Most of my mandolins include a side port, which not only provides players with a built-in monitor, but also gives the instrument a fuller, more three-dimensional sound. Side ports aren't a radically new idea, my design simply builds on the work of others. They were found on mandolins built back in the 1800s, and many guitar and mandolin builders use them in their instruments today. In addition to better sound, the side port allows access to the inside if an internal pickup is needed. Because I design my "f" holes a bit smaller than the traditional size, I perform final tuning of the internal cavity with the side port. Projection out front doesn't seem to be affected at all, and you can really hear yourself much better as you play. Once you've played on a side port mandolin, it's hard to switch back to one without it. 


I work with a variety of woods, and am always on the lookout for beautiful and musical pieces. For the mandolin tops and backs I always try to use locally sourced Northwest woods like Sitka Spruce, Engelmann Spruce, Redwood, Douglas Fir, and Bigleaf Maple.

Sitka Spruce

A mandolin front piece cut from Sitka spruce

Sitka spruce, picea sitchensis, is native to the west coast of North America. It grows up the river valleys within about 50 miles of the Pacific coast, from Alaska to northern California. Sitka's high strength-to-weight ratio make it perfect for the resonant sound boards of pianos, guitars, violins, cellos, and mandolins. The Sitka that I have been using has medium width growth rings (about 13 per inch). It's nice and strong and is an excellent conductor of sound—perfect for a great instrument soundboard. Sitka is a little warmer in color than Engelmann, although through the finishing process I can make it take on just about any hue desired; from a simple clear natural "French Polish" to a bright lacquer sunburst. It could even be the base for a baby blue metal flake. Used often to build guitars, Sitka spruce is a classic northwest wood found not too far from where I live. It is very strong and vibrant and was used to make sailing ship masts back in the day. Luthiers love it because it's easy to work, a joy to carve, and sounds great.

Engelmann Spruce

A big chunk of Englemann spruce used to make mandolin top plates

Engelmann spruce, picea engelmannii or Picea glauca, is native to western North America. Growing at higher altitude and further inland than Sitka Spruce, its range is from central British Columbia and Alberta all the way down to New Mexico. Because of its slower growth, it may have tighter growth rings than most Sitka. Engelmann reveals a smooth, creamy texture when you carve and work with it. As you do the final finishing, the medullary rays or "silk" becomes very clear. Similar in sound to Sitka spruce, Engelmann is whiter in color and more refined in its look.
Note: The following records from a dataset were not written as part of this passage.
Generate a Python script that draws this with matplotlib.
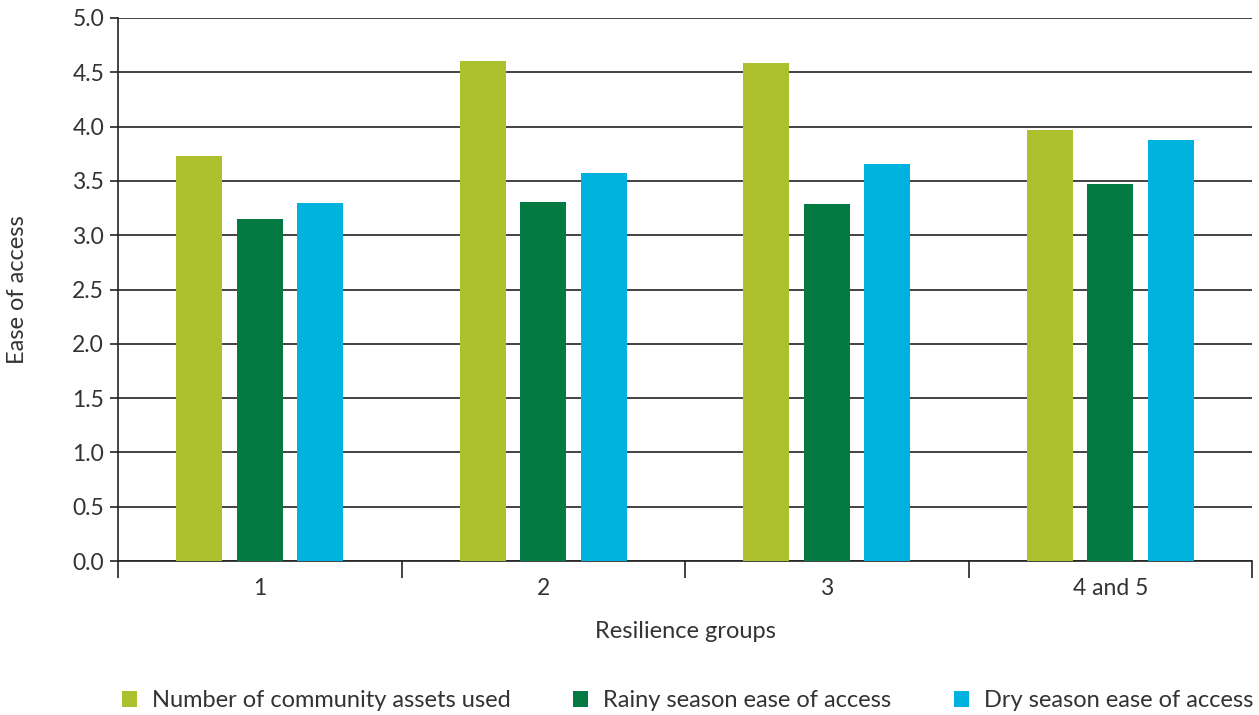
import numpy as np
import matplotlib
matplotlib.use('Agg')
import matplotlib.pyplot as plt

# data
groups = ['1', '2', '3', '4 and 5']
assets_used = [3.73, 4.60, 4.59, 3.97]
rainy_access = [3.15, 3.31, 3.29, 3.47]
dry_access = [3.30, 3.57, 3.66, 3.88]

series = [
    ('Number of community assets used', assets_used, '#ADC12F'),
    ('Rainy season ease of access', rainy_access, '#047A43'),
    ('Dry season ease of access', dry_access, '#00B3DE'),
]

plt.rcParams['font.family'] = ['Lato', 'DejaVu Sans']
TEXT = '#333333'
FS = 16.5

fig = plt.figure(figsize=(12.59, 7.15), dpi=100)
ax = fig.add_axes([118 / 1259, 154 / 715, 1134 / 1259, 543 / 715])

x = np.arange(len(groups))
width = 0.162
step = 0.2135
for i, (name, vals, color) in enumerate(series):
    ax.bar(x + (i - 1) * step, vals, width, color=color, label=name, zorder=3)

ax.set_xlim(-0.5, len(groups) - 0.5)
ax.set_ylim(0, 5)
ax.set_yticks(np.arange(0, 5.01, 0.5))
ax.set_yticklabels([f'{v:.1f}' for v in np.arange(0, 5.01, 0.5)])
ax.grid(axis='y', color='#222222', linewidth=1.2, zorder=0)

# category labels in the middle, tick marks on the group boundaries
ax.set_xticks(x)
ax.set_xticklabels(groups)
ax.tick_params(axis='x', length=0, pad=12, labelsize=FS, labelcolor=TEXT)
ax.set_xticks(np.arange(-0.5, len(groups), 1.0), minor=True)
ax.tick_params(axis='x', which='minor', length=12, width=1.2, color='#222222', direction='out')
ax.tick_params(axis='y', length=6, width=1.2, color='#222222', labelsize=FS, labelcolor=TEXT, pad=4)

for s in ['top', 'right']:
    ax.spines[s].set_visible(False)
ax.spines['left'].set_color('#222222')
ax.spines['bottom'].set_color('#222222')
ax.spines['left'].set_linewidth(1.2)
ax.spines['bottom'].set_linewidth(1.2)

ax.set_xlabel('Resilience groups', fontsize=17, color=TEXT)
ax.xaxis.set_label_coords(0.5, -60 / 543)
ax.set_ylabel('Ease of access', fontsize=17, color=TEXT)
ax.yaxis.set_label_coords(-90 / 1134, 0.5)

fig.legend(loc='center left', bbox_to_anchor=(122 / 1259, 0.02), ncol=3, frameon=False,
           fontsize=17, labelcolor=TEXT, handlelength=0.62, handleheight=0.62,
           handletextpad=0.65, columnspacing=2.65, borderpad=0, borderaxespad=0)

fig.savefig('out.png', dpi=100)
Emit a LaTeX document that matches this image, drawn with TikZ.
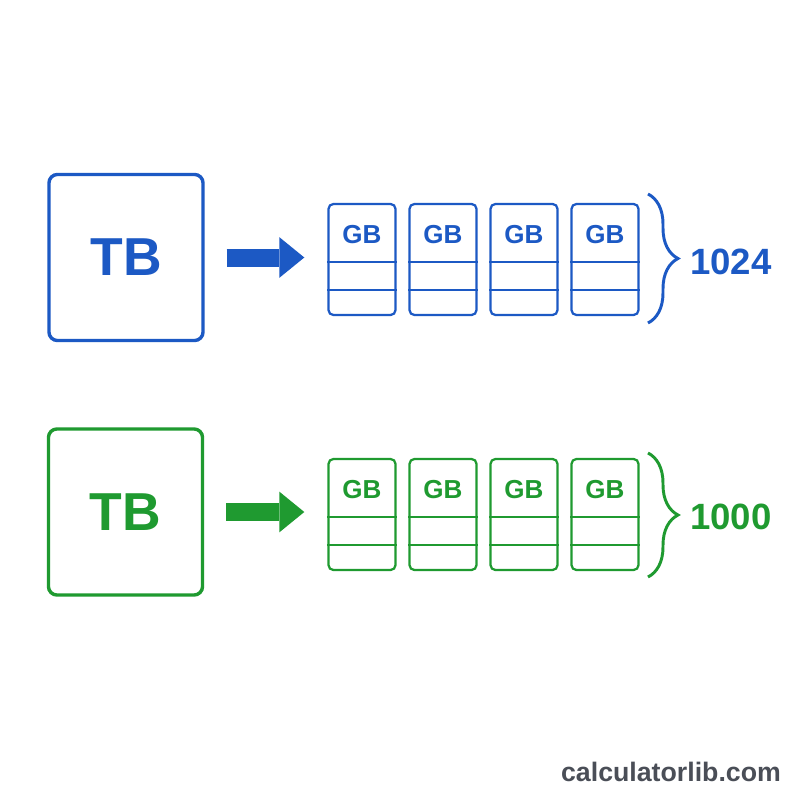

I got this particular piece of Englemann from Bruce at Orcas Island Tonewoods. It's from Lo Lo Pass, Montana, and I hope to get three or four complete Mandolin tops out of this nice dry chunk of beautiful wood.


Planks of redwood

Redwood, Sequoia sempervirens, is native to Northern coastal California and into Oregon. Since redwood is a vulnerable species, the wood I've used has been from very old salvaged boards. They are hard to come by, so instruments will be available only when I have the proper wood. Redwood is very warm and rich in looks, feel, and tone.

Douglas Fir

Two wedges of Douglas fir wood used for mandolin top plates

Douglas Fir, pseudotsuga menziesii, is native to Oregon, Washington, and British Columbia. There are several species we call Doug Fir, and I'm not really sure what I've got. A few years ago I got a couple cords of firewood for my shop woodstove. The wood split so nice and straight that I waxed up the ends and put some splits up on a rack in the shop. This mandolin is out of that "firewood." Straight, tight growth rings, a stiff, strong feel, and a musical ring describe this wood. This mandolin has become a favorite among those who play it. Clean and clear without too many low frequencies in the notes, it's really starting to open up as we play it a bit more. I'm pulling down some more of that wood for the next round of instruments. If you want something unique, get a "firewood" mandolin.

Back & Sides

Maple Leaf used for mandolin back and sides

Big Leaf Maple, acer macrophyllum or Oregon Maple, is a large deciduous tree native to western North America from Alaska to California. It is used in furniture production and is the only commercially harvested maple in the Pacific Coast region. Its highly figured wood is used for veneers and musical instruments. I love Big Leaf because it's hard and strong, but not as heavy and dense as some of the other maples. It bends and shapes more easily, and has very beautiful rippling grain. There has been some issues in recent years with people poaching maple trees and cutting them up to sell for instruments. All of my wood comes from suppliers I know and trust. Bigleaf maple can have beautiful grain patterns, and with a little help from some judicious staining, it really comes alive.